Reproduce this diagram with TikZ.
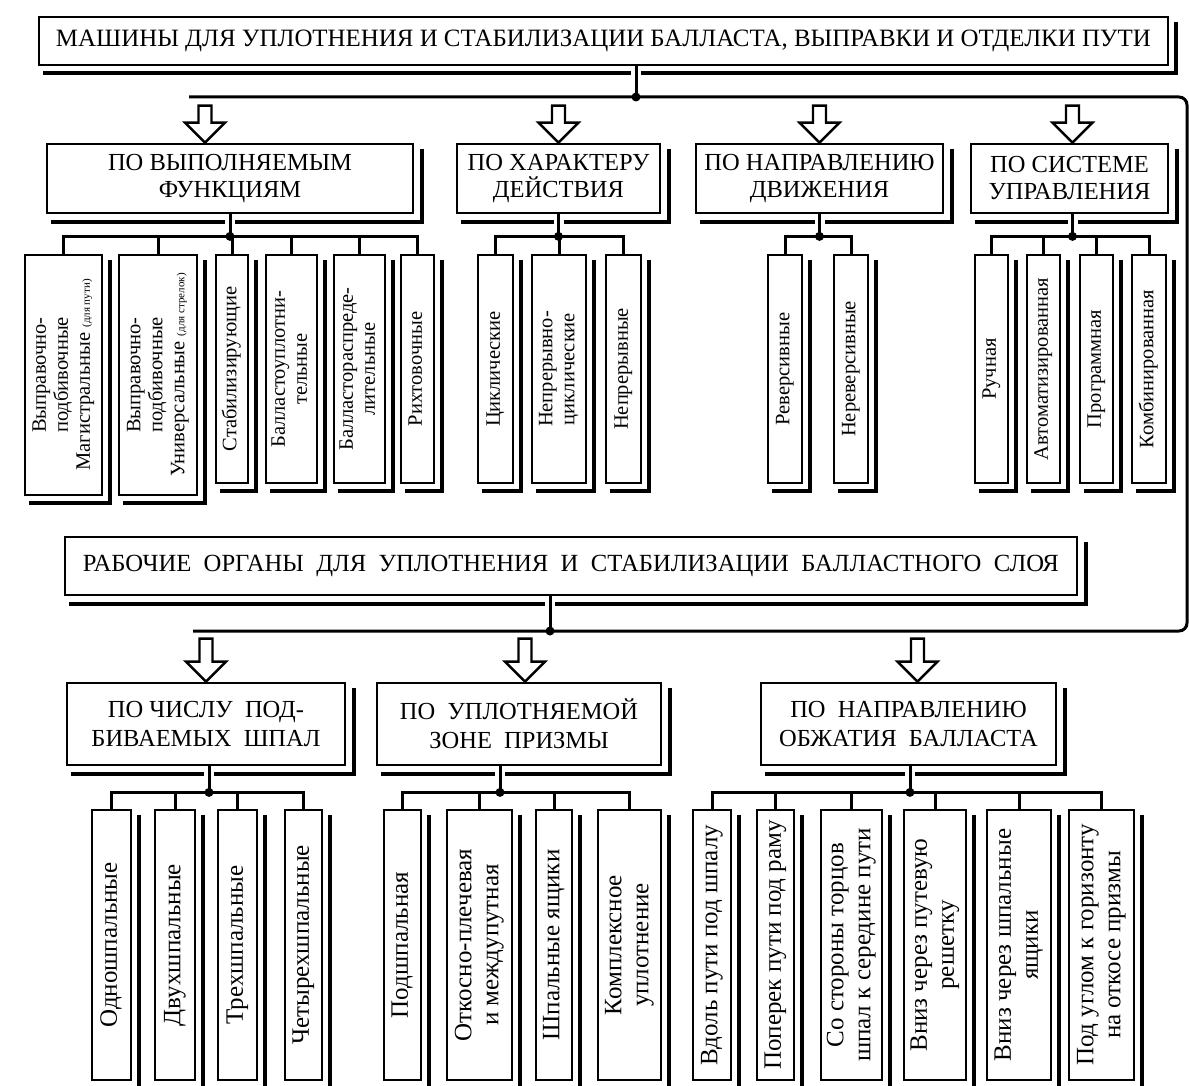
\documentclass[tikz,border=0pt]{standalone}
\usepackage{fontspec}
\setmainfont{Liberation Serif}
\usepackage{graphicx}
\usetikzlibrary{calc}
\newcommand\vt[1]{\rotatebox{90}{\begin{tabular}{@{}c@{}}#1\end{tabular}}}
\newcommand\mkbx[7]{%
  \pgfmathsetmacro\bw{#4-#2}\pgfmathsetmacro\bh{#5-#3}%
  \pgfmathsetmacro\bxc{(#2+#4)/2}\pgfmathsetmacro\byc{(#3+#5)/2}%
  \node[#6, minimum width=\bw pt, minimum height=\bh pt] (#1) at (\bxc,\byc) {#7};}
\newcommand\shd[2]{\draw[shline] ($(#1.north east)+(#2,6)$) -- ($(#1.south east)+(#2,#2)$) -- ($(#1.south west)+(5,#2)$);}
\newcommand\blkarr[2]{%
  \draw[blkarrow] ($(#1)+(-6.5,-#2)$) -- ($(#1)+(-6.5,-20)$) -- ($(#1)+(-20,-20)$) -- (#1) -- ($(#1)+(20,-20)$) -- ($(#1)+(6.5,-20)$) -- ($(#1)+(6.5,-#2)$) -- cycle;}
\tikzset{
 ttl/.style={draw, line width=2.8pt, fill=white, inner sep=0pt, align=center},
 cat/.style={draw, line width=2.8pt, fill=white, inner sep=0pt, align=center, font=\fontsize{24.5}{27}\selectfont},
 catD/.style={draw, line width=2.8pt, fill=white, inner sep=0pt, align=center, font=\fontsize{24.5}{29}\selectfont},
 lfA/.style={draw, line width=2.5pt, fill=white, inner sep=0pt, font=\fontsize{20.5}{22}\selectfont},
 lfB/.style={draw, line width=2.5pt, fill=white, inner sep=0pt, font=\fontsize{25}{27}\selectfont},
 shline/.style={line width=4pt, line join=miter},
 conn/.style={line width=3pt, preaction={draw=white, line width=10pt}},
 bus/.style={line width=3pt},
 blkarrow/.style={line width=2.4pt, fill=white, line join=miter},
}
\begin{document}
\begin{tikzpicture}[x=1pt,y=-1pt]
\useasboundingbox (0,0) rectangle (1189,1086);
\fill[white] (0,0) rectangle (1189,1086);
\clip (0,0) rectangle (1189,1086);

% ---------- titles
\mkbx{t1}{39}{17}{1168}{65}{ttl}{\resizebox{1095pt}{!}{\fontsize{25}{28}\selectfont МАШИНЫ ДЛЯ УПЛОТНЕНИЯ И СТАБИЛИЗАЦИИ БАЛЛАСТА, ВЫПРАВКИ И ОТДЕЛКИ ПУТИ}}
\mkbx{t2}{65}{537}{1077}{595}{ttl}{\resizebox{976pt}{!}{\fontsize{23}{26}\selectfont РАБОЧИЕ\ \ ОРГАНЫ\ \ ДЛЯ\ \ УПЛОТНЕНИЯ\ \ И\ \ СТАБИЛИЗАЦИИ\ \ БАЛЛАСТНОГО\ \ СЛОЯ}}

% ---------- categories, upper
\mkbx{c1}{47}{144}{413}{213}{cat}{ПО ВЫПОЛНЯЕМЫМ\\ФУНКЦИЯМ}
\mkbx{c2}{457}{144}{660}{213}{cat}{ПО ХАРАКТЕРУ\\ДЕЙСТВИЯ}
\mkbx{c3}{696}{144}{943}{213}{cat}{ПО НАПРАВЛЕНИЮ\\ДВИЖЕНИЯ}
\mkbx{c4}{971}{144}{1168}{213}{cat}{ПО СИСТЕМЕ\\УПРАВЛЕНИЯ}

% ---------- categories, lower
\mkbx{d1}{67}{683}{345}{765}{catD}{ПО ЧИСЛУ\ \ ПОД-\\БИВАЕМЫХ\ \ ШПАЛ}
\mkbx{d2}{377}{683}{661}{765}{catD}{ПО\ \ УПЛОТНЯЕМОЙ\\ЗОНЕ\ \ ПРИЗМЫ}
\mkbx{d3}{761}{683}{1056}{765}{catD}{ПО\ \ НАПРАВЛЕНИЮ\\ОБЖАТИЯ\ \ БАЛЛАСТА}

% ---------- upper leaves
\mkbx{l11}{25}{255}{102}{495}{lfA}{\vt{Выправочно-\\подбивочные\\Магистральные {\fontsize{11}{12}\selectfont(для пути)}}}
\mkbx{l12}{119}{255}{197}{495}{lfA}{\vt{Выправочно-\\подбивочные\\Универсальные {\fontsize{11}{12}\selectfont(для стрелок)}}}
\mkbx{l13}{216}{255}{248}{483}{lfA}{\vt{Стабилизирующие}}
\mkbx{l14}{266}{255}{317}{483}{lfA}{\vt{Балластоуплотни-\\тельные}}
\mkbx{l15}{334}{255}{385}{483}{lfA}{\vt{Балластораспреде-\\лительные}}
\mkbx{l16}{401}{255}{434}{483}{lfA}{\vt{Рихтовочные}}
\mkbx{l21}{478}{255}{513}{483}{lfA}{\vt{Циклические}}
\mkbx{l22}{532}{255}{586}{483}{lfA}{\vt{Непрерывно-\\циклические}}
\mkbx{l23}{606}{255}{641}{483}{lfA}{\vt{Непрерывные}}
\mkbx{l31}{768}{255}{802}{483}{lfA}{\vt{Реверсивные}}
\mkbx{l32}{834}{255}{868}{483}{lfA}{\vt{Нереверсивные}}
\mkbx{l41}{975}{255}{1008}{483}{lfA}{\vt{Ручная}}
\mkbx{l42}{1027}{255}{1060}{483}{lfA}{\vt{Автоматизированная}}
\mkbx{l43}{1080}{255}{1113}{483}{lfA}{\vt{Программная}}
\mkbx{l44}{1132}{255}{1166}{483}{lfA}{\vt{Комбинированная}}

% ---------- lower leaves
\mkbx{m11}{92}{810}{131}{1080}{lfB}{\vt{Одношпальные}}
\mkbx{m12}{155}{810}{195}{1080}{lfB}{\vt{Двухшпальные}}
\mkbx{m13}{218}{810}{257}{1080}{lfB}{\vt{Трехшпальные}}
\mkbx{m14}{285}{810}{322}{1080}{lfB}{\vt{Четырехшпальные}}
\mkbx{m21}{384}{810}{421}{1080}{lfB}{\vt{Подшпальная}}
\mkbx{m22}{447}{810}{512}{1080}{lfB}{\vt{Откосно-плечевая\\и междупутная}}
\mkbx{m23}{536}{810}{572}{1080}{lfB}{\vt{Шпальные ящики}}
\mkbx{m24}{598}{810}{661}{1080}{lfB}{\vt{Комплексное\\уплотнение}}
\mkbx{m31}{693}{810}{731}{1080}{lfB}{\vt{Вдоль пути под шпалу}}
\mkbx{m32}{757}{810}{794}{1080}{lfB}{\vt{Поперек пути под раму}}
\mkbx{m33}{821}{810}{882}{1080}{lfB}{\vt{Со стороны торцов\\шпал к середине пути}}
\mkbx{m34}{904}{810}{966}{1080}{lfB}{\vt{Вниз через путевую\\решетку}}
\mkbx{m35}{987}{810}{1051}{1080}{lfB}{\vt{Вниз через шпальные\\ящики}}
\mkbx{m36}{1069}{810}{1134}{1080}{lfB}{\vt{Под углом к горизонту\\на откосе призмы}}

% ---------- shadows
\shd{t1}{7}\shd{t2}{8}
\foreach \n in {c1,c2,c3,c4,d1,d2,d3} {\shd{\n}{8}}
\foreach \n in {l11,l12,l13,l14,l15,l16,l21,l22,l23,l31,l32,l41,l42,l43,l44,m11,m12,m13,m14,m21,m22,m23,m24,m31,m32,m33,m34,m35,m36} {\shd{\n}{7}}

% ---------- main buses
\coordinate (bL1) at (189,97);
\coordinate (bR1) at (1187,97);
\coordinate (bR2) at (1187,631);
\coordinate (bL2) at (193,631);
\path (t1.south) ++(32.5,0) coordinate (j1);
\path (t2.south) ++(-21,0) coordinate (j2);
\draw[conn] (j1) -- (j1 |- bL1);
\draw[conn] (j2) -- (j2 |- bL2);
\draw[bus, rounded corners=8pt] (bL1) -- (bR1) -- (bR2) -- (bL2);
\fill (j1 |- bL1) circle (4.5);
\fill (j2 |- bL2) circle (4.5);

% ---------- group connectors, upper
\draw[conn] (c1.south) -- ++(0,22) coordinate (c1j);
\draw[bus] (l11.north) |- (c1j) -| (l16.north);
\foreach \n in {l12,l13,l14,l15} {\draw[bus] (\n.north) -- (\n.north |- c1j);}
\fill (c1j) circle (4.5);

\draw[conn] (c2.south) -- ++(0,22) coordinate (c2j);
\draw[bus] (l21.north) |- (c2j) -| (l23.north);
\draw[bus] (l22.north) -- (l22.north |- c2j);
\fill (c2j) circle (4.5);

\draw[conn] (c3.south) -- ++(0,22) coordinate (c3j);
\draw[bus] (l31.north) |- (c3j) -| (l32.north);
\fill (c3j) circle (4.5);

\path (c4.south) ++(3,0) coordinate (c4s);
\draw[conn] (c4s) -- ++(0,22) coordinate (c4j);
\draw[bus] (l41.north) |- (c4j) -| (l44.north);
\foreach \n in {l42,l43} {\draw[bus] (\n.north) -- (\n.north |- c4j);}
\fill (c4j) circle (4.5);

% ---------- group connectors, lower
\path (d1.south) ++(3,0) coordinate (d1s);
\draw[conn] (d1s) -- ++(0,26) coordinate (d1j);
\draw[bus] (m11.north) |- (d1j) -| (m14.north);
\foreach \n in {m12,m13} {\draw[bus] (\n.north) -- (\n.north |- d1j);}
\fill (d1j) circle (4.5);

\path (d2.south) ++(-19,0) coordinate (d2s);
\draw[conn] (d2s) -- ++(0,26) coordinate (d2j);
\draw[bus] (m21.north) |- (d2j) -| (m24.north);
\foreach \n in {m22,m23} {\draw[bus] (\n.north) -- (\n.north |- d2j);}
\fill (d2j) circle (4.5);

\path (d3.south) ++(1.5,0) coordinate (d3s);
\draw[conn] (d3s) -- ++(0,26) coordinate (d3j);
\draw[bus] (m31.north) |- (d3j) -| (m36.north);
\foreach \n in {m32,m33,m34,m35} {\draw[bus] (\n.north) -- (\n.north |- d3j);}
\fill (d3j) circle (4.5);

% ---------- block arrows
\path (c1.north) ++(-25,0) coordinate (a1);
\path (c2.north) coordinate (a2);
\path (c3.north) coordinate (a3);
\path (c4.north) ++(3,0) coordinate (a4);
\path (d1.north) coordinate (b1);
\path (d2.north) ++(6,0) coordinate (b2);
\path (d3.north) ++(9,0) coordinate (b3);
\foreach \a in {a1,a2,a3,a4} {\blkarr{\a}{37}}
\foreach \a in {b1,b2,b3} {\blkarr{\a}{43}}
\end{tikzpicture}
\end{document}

...

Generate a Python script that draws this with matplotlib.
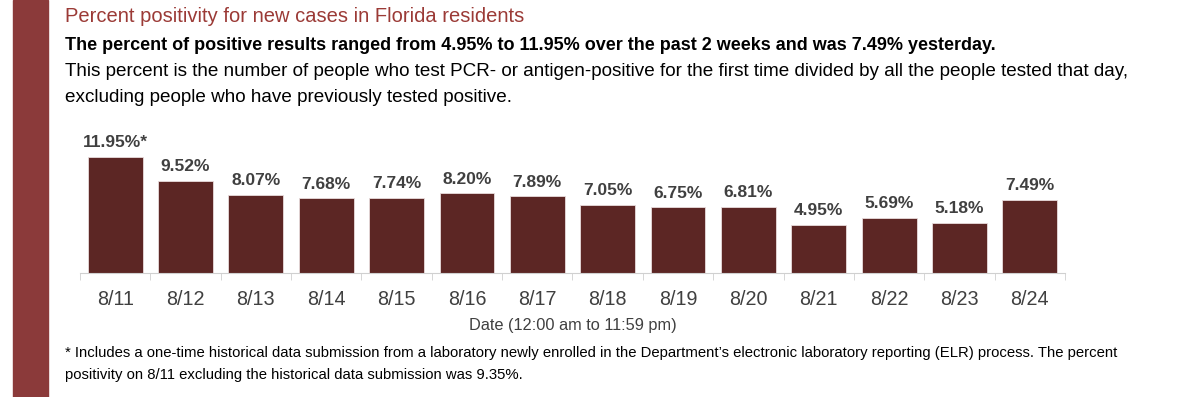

...

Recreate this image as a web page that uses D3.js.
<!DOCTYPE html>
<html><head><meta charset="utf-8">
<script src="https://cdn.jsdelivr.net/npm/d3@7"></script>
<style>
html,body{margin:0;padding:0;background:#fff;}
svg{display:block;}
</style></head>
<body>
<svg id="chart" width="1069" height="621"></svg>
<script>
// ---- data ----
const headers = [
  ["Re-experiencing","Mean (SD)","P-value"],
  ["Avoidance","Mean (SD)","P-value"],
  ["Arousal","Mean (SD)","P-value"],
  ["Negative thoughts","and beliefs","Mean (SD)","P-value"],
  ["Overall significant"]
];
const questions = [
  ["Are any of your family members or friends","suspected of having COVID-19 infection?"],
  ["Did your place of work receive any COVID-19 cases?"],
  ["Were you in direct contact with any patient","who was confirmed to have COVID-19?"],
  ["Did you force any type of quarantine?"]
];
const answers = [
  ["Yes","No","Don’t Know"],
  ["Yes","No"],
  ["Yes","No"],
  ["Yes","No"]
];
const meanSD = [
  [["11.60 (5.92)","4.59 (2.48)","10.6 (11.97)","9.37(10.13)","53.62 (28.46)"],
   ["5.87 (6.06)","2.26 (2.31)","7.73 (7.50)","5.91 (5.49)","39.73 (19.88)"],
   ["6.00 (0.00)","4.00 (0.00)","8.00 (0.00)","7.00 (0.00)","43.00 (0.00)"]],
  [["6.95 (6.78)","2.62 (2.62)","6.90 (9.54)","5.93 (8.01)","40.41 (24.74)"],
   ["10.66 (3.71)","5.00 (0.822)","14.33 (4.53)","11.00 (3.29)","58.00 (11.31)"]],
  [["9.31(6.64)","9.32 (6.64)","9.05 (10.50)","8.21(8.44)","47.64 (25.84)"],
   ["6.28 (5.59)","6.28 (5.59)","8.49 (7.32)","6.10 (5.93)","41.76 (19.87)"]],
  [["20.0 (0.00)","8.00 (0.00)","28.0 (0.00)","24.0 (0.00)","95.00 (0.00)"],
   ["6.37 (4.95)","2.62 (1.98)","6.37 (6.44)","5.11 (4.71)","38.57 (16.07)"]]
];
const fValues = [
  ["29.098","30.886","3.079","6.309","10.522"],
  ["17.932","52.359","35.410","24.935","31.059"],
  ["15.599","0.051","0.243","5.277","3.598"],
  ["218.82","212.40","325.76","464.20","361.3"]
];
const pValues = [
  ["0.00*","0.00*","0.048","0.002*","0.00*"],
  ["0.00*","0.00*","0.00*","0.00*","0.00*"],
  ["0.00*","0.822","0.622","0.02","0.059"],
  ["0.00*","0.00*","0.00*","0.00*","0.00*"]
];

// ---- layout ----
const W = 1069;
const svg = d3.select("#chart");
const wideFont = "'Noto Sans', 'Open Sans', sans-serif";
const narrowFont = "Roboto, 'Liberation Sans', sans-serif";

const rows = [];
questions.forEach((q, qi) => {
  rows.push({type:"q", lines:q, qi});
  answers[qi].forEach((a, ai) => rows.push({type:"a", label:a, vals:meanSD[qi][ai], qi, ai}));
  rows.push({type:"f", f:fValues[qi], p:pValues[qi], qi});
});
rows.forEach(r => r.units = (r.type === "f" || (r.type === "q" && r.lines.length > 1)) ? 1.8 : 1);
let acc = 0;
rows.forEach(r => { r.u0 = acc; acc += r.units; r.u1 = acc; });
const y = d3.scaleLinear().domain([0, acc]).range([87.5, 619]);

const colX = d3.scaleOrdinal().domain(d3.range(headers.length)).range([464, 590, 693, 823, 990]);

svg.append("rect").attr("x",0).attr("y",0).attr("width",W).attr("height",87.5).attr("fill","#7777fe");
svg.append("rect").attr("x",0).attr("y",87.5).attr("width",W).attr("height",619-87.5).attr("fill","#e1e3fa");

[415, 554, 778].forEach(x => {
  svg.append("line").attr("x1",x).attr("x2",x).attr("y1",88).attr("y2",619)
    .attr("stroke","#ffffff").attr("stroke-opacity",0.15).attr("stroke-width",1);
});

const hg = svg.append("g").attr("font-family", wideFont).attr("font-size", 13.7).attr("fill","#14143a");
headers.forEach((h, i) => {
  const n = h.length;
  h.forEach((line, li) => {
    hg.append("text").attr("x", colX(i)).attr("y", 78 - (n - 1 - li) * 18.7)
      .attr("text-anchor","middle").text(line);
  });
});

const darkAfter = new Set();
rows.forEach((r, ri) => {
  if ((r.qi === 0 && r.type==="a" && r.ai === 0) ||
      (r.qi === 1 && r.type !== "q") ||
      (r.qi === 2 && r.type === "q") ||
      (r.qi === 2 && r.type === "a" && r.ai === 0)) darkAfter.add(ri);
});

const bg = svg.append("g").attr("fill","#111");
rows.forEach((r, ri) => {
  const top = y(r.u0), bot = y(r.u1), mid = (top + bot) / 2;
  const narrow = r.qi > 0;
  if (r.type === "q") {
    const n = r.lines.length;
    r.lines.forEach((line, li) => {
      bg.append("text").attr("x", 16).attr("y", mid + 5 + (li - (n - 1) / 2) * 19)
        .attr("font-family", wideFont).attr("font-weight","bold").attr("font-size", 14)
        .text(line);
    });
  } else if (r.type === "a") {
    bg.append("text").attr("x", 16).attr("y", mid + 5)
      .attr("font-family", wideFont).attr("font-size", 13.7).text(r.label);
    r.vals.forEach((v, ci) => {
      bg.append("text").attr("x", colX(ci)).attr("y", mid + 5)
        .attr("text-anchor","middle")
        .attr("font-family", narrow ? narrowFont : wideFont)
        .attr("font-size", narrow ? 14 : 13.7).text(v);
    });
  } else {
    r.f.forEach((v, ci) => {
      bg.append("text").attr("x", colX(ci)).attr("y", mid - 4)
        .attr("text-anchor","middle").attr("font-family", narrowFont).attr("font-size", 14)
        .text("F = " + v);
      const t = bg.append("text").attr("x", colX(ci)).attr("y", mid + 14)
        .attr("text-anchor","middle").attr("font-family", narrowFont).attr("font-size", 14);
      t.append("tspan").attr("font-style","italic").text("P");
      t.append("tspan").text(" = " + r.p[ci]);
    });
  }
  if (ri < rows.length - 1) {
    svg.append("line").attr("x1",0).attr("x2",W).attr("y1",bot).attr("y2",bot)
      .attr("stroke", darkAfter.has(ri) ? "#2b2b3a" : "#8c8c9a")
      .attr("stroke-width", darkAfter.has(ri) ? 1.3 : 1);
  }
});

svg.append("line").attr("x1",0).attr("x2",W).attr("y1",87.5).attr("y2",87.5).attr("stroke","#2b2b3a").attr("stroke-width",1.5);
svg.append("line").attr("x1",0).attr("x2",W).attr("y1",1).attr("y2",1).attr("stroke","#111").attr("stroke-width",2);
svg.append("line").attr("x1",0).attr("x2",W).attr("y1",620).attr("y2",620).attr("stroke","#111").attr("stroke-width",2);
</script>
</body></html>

To be done: Scan the material above. Extract every line in which the word "that" occurs.

Reply:
Generate a Python script that draws this with matplotlib.
Recreate this image as a web page that uses D3.js.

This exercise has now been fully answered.